The portrait of a young woman is slightly smaller and less dynamic in its frontal pose than the series of fourteen figure paintings but on account of type and handling convincingly belongs to the same period; Wildenstein dates it to 1772, Cuzin to "1770-1772?", Rosenberg to c. 1772. The execution compares in particular with the Guimard portrait of the larger group (Louvre). The painting is also close to several smallish portraits of girls and young women from the same period such as Woman Reading a Letter, private collection, and Woman Writing a Letter, Cincinnati, but the quiet pose and the absence of any action or attribute such as a letter or a dog make this work a particularly serene example of Fragonard's art.

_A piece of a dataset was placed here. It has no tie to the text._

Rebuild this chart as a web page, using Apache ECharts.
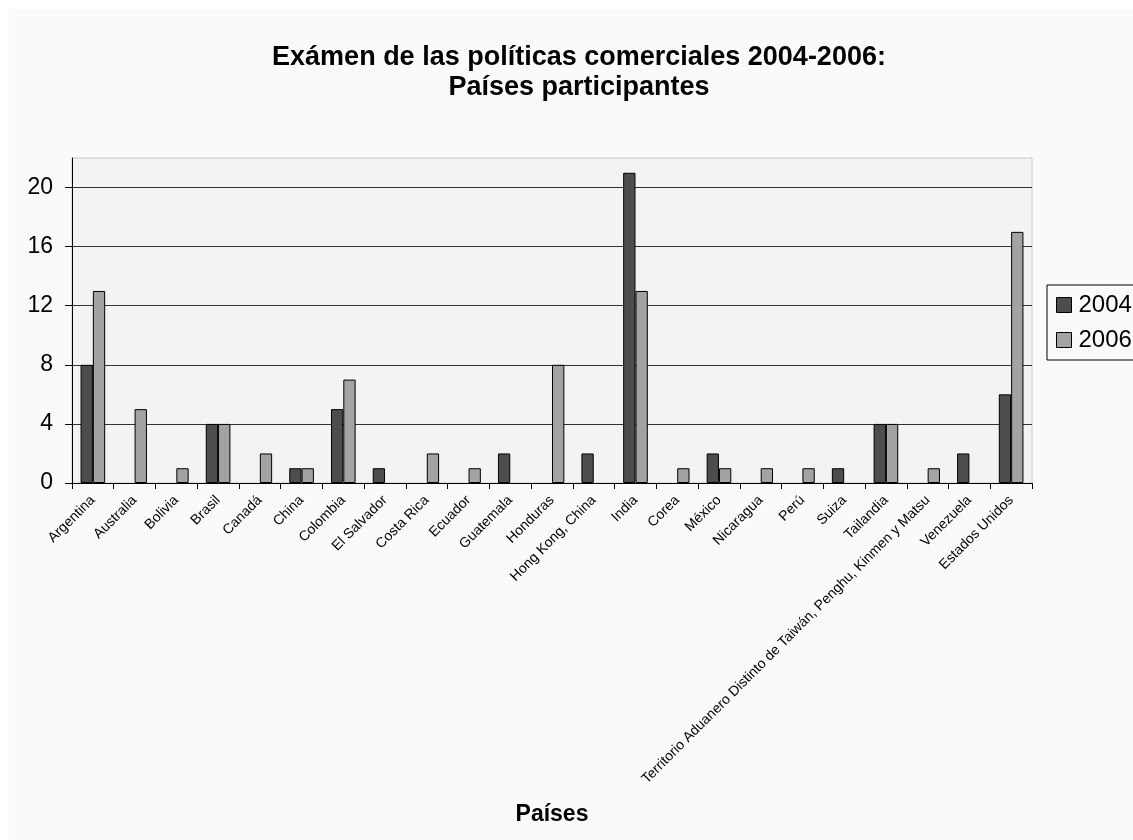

The painting shares the provenance with another image of the same size showing a young woman in half-figure, whose head is inclined. Consonant with a widespread, ancient practise, the two were plausibly conceived as a pair of comparable figures with same inner proportions but slightly contrasting poses. In the present work, the woman is seen just barely from the left whereas the companion piece is viewed somewhat from the right, with a tilted head, which gives it a more pensive mood. Beyond this complementary, the two works do not imply a significant duality of type or expression. Both heads have at times been identified with famous actresses of the period- this one with Mlle Duthé, a reputed ballet dancer of the Paris opera, or occasionally with Mlle Colombe (an actress whom he only knew in 1777), the pendant with Mlle Guimard, the most famous of dancers, but these identifications are not convincing.